I was trying to prove the divergence of the series $\sum_{n=1}^{\infty} a_n$
when $a_n$ is defined by $a_n = \begin{cases} \frac{1}{n} & n\enspace is \enspace odd\\ \frac{1}{n^3} & n\enspace is \enspace even \end{cases}$
I tried to do the following but I feel like I am missing something.
Let us denote the (2n-1)th partial sum of $a_n$ by $S_{2n-1} = \sum_{k=1}^{2n-1}a_n = 1 + \frac{1}{2^3} + \frac{1}{3} + \frac{1}{4^3} + ... + \frac{1}{2n-1}$ therefore :
$S_{2n-1} \geq 1 + \frac{1}{3} + \frac{1}{5} + ... + \frac{1}{2n-1} = T_n = \sum_{k=1}^n \frac{1}{2n-1} $
$T_n$ is the n-th partial sum of $\sum \frac{1}{2n-1}$ which is divergent therefore $\lim_{n \to \infty} T_n = \infty$ .

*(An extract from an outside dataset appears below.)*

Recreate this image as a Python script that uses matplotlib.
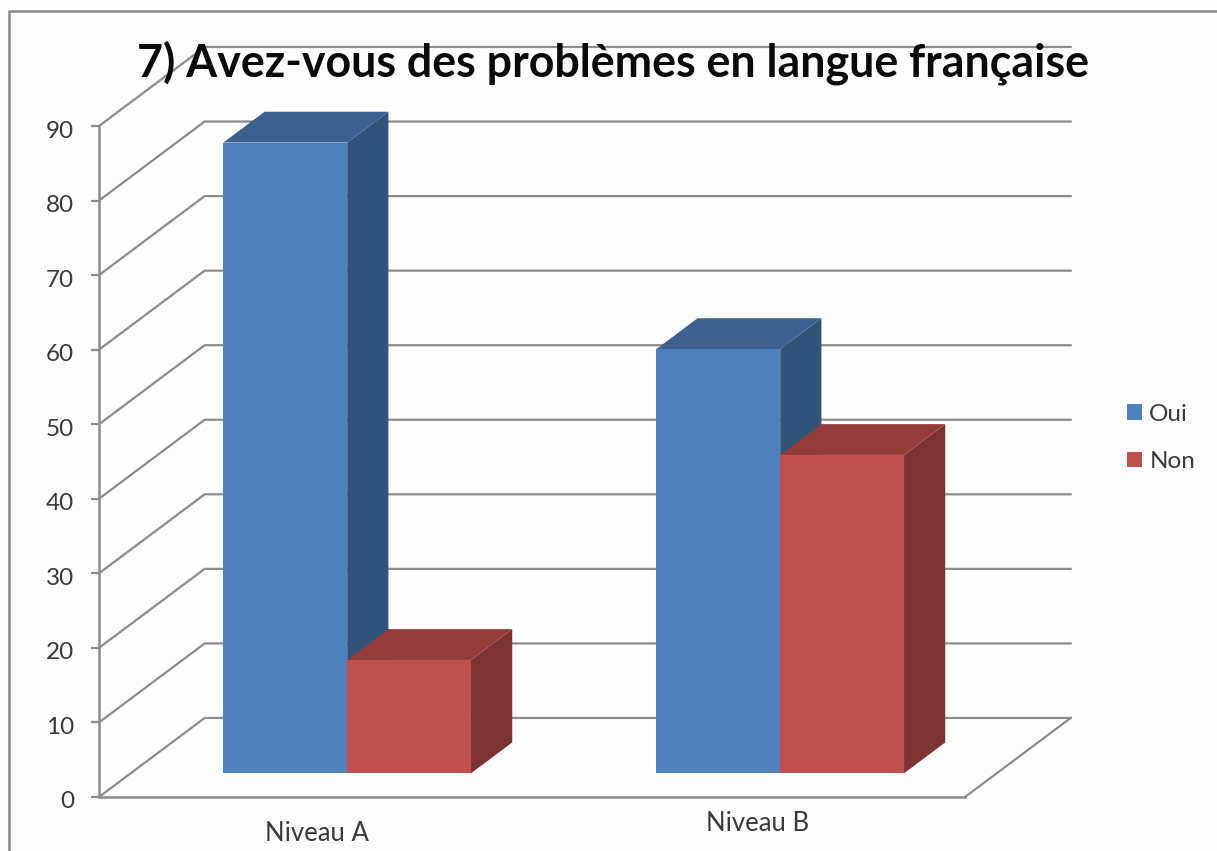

Therefore $\lim_{n \to \infty}S_{2n-1} = \infty$ and therefore the series is divergent.
My problem is that I am not sure about the last step which and if whether or not $\lim_{n \to \infty}S_{2n-1} = \infty$ implies that the series is divergent, do I have also to consider the sequence $S_{2n}$ in order to determine that the series is divergent?
Thanks in advance.
If you want to prove that $\lim S_n = +\infty$ then you must consider $S_{2n}$, writing for example $S_{2n}>S_{2n-1}$ combined with $S_{2n-1} \to +\infty$ is sufficient.
If you just want to prove that $S_n$ is not convergent in $\mathbb{R}$, then writing that there is one subsequence that is not convergent is sufficient.